Anyway, the news item was about a Republican district attorney- Steve Cooley, doing the Lord’s work here- who has ordered that, in his county, three strikes will not be applied if the crimes were not violent or serious. I’d like to buy him a beer.

But what stood out, to me, was that none of the Democratic candidates for attorney general have yet dared to suggest doing anything like this, even though, you know, liberals are supposed to be opposed to this sort of draconian law and order crap. The reasoning? All of them have been afraid of not appearing “tough”. So the Republican has to do something that would be perceived as too liberal if a liberal did it, because the liberals are busy trying to out-conservative the conservatives. It brought to mind some of the things Freddie said here recently.

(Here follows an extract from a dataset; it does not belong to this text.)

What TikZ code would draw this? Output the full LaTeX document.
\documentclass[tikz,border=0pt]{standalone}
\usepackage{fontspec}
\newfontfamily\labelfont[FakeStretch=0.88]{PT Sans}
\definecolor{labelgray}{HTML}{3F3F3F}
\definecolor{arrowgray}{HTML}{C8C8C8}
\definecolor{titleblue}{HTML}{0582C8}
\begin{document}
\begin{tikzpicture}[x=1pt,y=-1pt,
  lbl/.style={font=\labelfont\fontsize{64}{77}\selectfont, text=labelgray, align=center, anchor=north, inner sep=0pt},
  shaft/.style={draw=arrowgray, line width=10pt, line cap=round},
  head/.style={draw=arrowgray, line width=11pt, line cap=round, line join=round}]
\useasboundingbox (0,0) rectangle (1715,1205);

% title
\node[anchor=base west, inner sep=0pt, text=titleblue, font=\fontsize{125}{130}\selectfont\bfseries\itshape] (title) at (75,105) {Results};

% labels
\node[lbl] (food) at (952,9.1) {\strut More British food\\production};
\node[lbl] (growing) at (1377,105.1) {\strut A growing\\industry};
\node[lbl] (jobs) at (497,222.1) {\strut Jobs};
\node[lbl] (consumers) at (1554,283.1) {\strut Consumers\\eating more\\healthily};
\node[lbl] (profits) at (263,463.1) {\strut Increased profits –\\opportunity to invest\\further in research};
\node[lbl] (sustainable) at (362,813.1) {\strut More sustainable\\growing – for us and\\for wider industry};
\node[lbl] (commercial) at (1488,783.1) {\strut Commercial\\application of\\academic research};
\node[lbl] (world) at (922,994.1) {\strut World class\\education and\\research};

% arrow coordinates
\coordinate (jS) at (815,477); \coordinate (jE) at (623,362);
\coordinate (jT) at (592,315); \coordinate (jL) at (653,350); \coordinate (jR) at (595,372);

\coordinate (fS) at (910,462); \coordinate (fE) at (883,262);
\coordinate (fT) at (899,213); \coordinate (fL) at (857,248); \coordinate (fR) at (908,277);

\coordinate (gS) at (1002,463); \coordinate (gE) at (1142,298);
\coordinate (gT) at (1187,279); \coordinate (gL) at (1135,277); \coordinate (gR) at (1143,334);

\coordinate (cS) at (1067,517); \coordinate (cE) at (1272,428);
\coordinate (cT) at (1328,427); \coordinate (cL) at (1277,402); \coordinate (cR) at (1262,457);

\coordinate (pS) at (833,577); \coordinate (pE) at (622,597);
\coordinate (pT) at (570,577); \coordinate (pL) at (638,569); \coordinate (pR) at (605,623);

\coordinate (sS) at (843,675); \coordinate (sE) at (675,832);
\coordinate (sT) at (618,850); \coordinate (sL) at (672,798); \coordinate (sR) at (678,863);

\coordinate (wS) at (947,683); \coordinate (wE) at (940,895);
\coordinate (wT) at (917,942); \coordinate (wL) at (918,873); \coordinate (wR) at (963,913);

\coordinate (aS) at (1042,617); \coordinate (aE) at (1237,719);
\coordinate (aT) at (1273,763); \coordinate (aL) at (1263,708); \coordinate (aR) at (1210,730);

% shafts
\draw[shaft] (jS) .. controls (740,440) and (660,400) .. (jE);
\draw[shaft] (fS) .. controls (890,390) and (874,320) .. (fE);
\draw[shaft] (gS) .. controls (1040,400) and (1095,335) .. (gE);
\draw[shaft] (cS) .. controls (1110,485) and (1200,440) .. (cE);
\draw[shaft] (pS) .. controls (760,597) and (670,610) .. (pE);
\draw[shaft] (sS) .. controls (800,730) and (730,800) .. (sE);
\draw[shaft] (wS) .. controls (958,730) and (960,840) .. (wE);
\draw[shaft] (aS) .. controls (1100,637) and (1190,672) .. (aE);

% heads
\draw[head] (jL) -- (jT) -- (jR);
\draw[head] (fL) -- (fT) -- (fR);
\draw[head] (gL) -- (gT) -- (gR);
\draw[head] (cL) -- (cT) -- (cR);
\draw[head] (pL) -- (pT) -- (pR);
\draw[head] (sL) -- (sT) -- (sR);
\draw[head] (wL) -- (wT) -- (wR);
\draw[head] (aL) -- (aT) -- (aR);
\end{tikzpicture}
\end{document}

2 dexter45 August 4, 2010 at 6:14 pm

Good article. America voters throwing out the Dems because they don’t think the Dems are not in their camp would be like buying a hungry hyena because their puppy nipped them. I am one of the ones griping because President Obama is not doing enough. There are so many reasons to want the wars to end, both on drugs and terror. Rufus’s comment about the Democratic DA and the life for petty theft really is a sad, and unfortunately true about the Dems. They have not got over the war hysteria drubbing they took in 04. No new enviromental rules, no research on new forms of energy, etc, etc. But when I think of a McCain/Palin junta I cringe.

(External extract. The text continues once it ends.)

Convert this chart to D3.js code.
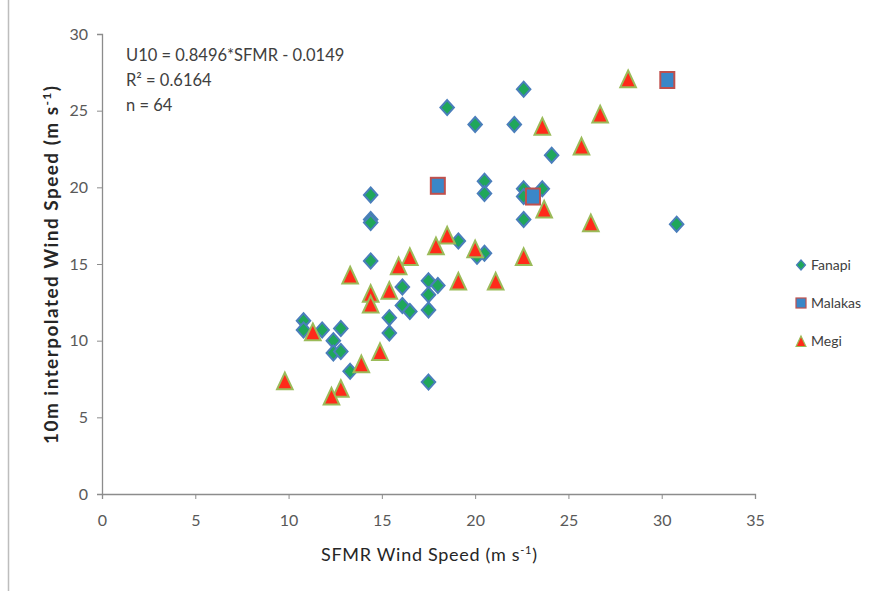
<!DOCTYPE html>
<html><head><meta charset="utf-8">
<script src="https://cdn.jsdelivr.net/npm/d3@7"></script>
<style>body{margin:0;background:#fff;} svg{display:block;}</style>
</head><body>
<script>
const fanapiX = [18.5,22.6,20.0,22.1,24.1,20.5,20.5,22.6,22.6,23.6,22.6,30.8,14.4,14.4,14.4,14.4,19.1,20.5,20.1,10.8,10.8,11.8,12.8,12.4,12.4,12.8,13.3,16.1,16.1,16.5,15.4,15.4,17.5,17.5,17.5,18.0,17.5];
const fanapiY = [25.2,26.4,24.1,24.1,22.1,20.4,19.6,19.9,19.4,19.9,17.9,17.6,19.5,17.9,17.7,15.2,16.5,15.7,15.5,11.3,10.7,10.7,10.8,10.0,9.2,9.3,8.0,13.5,12.3,11.9,11.5,10.5,13.9,13.0,12.0,13.6,7.3];
const malakasX = [18.0,23.1,30.3];
const malakasY = [20.1,19.4,27.0];
const megiX = [28.2,26.7,23.6,25.7,23.7,26.2,22.6,18.5,17.9,20.0,19.1,21.1,16.5,15.9,13.3,14.4,14.4,15.4,11.3,13.9,14.9,9.8,12.8,12.3];
const megiY = [27.0,24.7,23.9,22.6,18.5,17.6,15.4,16.8,16.1,15.9,13.8,13.8,15.4,14.8,14.2,13.0,12.3,13.2,10.5,8.4,9.2,7.3,6.8,6.3];
const xTicks = [0,5,10,15,20,25,30,35];
const yTicks = [0,5,10,15,20,25,30];
const seriesNames = ["Fanapi","Malakas","Megi"];
const annotation = ["U10 = 0.8496*SFMR - 0.0149","R² = 0.6164","n = 64"];

const W = 877, H = 591;
const svg = d3.select("body").append("svg").attr("width", W).attr("height", H);
const font = "Lato, 'Open Sans', sans-serif";

// outer frame line
svg.append("line").attr("x1",8.5).attr("x2",8.5).attr("y1",0).attr("y2",H).attr("stroke","#bdbdbd").attr("stroke-width",1.5);

const x = d3.scaleLinear().domain([0,35]).range([102,755]);
const y = d3.scaleLinear().domain([0,30]).range([494,34]);

const xAxis = svg.append("g").attr("transform","translate(0,494)")
  .call(d3.axisBottom(x).tickValues(xTicks).tickSize(5).tickPadding(16).tickFormat(d3.format("d")));
const yAxis = svg.append("g").attr("transform","translate(102,0)")
  .call(d3.axisLeft(y).tickValues(yTicks).tickSize(5).tickPadding(9).tickFormat(d3.format("d")));
[xAxis,yAxis].forEach(g=>{
  g.selectAll("path").attr("stroke","#8c8c8c").attr("stroke-width",1.3);
  g.selectAll("line").attr("stroke","#8c8c8c");
  g.selectAll("text").attr("fill","#595959").style("font-family",font).style("font-size","16px");
});

// axis titles
const yt = svg.append("text").attr("transform","translate(58,265) rotate(-90)")
  .attr("text-anchor","middle").style("font-family",font).style("font-size","19px").style("font-weight","bold").attr("fill","#262626")
  .attr("textLength",358).attr("lengthAdjust","spacing");
yt.append("tspan").text("10m interpolated Wind Speed (m s");
yt.append("tspan").attr("dy",-7).style("font-size","12px").text("-1");
yt.append("tspan").attr("dy",7).text(")");

const xt = svg.append("text").attr("x",429).attr("y",561)
  .attr("text-anchor","middle").style("font-family",font).style("font-size","18px").attr("fill","#262626")
  .attr("textLength",216).attr("lengthAdjust","spacing");
xt.append("tspan").text("SFMR Wind Speed (m s");
xt.append("tspan").attr("dy",-7).style("font-size","11px").text("-1");
xt.append("tspan").attr("dy",7).text(")");

// annotation
annotation.forEach((t,i)=>{
  svg.append("text").attr("x",126).attr("y",61+i*25).text(t)
    .style("font-family",font).style("font-size","16.5px").attr("fill","#404040");
});

// markers
const diamond = s => `M0,${-s}L${s*0.9},0L0,${s}L${-s*0.9},0Z`;
const tri = s => `M0,${-s}L${s*0.82},${s*0.75}L${-s*0.82},${s*0.75}Z`;

const fan = fanapiX.map((v,i)=>({x:v,y:fanapiY[i]}));
const mal = malakasX.map((v,i)=>({x:v,y:malakasY[i]}));
const meg = megiX.map((v,i)=>({x:v,y:megiY[i]}));

const g = svg.append("g");
g.selectAll(".fan").data(fan).join("path").attr("class","fan")
  .attr("transform",d=>`translate(${x(d.x)},${y(d.y)})`).attr("d",diamond(7.5))
  .attr("fill","#1fa75a").attr("stroke","#4a7ebb").attr("stroke-width",2);
g.selectAll(".mal").data(mal).join("rect").attr("class","mal")
  .attr("x",d=>x(d.x)-7).attr("y",d=>y(d.y)-8).attr("width",14).attr("height",16)
  .attr("fill","#3a87c8").attr("stroke","#c0504d").attr("stroke-width",2);
g.selectAll(".meg").data(meg).join("path").attr("class","meg")
  .attr("transform",d=>`translate(${x(d.x)},${y(d.y)})`).attr("d",tri(9.5))
  .attr("fill","#ff2a1a").attr("stroke","#9bbb59").attr("stroke-width",2);

// legend
const leg = svg.append("g");
seriesNames.forEach((n,i)=>{
  const cy = 265 + i*38;
  if(i===0) leg.append("path").attr("transform",`translate(801,${cy})`).attr("d",diamond(5)).attr("fill","#1fa75a").attr("stroke","#4a7ebb").attr("stroke-width",1.2);
  if(i===1) leg.append("rect").attr("x",796).attr("y",cy-5).attr("width",10).attr("height",10).attr("fill","#3a87c8").attr("stroke","#c0504d").attr("stroke-width",1.2);
  if(i===2) leg.append("path").attr("transform",`translate(801,${cy+1})`).attr("d",tri(6)).attr("fill","#ff2a1a").attr("stroke","#9bbb59").attr("stroke-width",1.2);
  leg.append("text").attr("x",811).attr("y",cy+5).text(n)
    .style("font-family",font).style("font-size","14px").attr("fill","#404040");
});
</script>
</body></html>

3 krogerfoot August 4, 2010 at 6:44 pm

“The challenge for Obama is that Reagan continued to slide, bottoming out at 42 percent at the two-year mark. Remarkably, though, he lost only 26 House seats en route – about the average first-midterm loss, and a performance Obama may ardently hope to match.”
Jonathan Chait, while arguing that comparing the 2008 financial meltdown to the early 80s recession paints too rosy a picture for Democrats, additionally points out that the Republicans had far fewer seats to lose at the time. The GOP started with 192 seats in 1982, while the Democrats have 253 seats now – a lot farther to fall, and more backside real estate for voters’ kicking pleasure.